Bremmer, however, takes exception to the ‘pure hype – or rather impure hype’ – that a ‘science historian’ (J. B. Kennedy) has ‘cracked “The Plato Code” [in his article ‘Plato’s forms, Pythagorean mathematics, and stichometry’, Apeiron, vol. 43, no. 1 (2010), pp. 1–32, and developed further in The Musical Structure of Plato’s Dialogues (Durham: Acumen, 2011)] – the long disputed secret messages hidden in the great philosopher’s writing’. There is, Bremmer argues, ‘no “hidden code” except in the sense that anyone who reads anything needs to know how to read’. Kennedy’s thesis, based on ‘stichometry’ (counting the lines in the text), is essentially that ‘the stichometric structure of the dialogues is a musical scale’ (op. cit. [2010], p. 16).

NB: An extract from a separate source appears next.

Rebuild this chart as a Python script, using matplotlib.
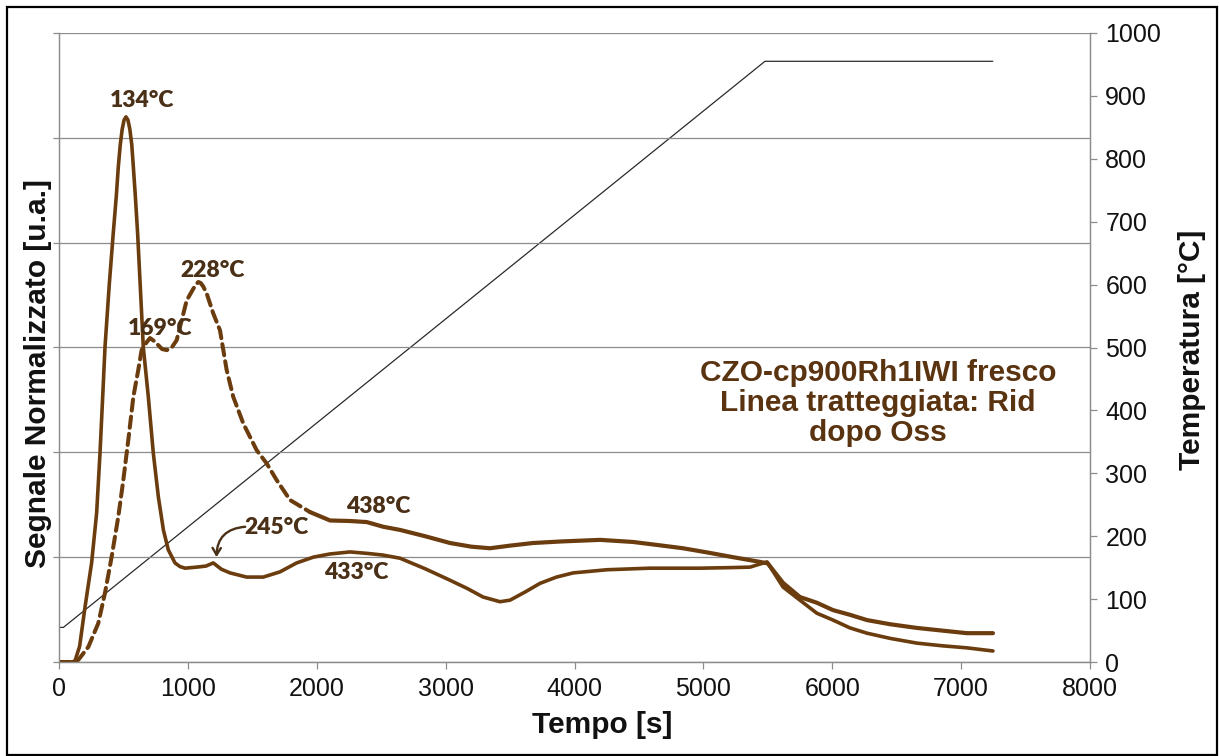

This scale, he argues, contains a harmonic sequence of twelve notes, and if you divide the dialogues into equal ‘musical’ sections, you will find
symbolically significant allegorical passage at the end of each section. So the musical structure unlocks the hidden meaning of the dialogues. But acceptance of the theory depends on it being granted a good measure of leeway: Kennedy observes that his overall line counts come out to round multiples of 12, but only ‘with about one to two percent accuracy’ (op. cit. [2010], p. 9 f.). As with Bremer’s syllables, a 1 to 2 per cent margin of error simply allows for too much subjectivity, and for the signifi cant notes to be located at the theorist’s whim, which invalidates the method. In essence, Plato’s Timaeus–Critias is not a ‘code’ to be ‘deciphered’.
See J. Z. McKay and A. Rehding, ‘The structure of Plato’s dialogues and Greek music theory: A response to J. B. Kennedy’, Apeiron, vol. 44, no. 4 (2011), pp. 359–75.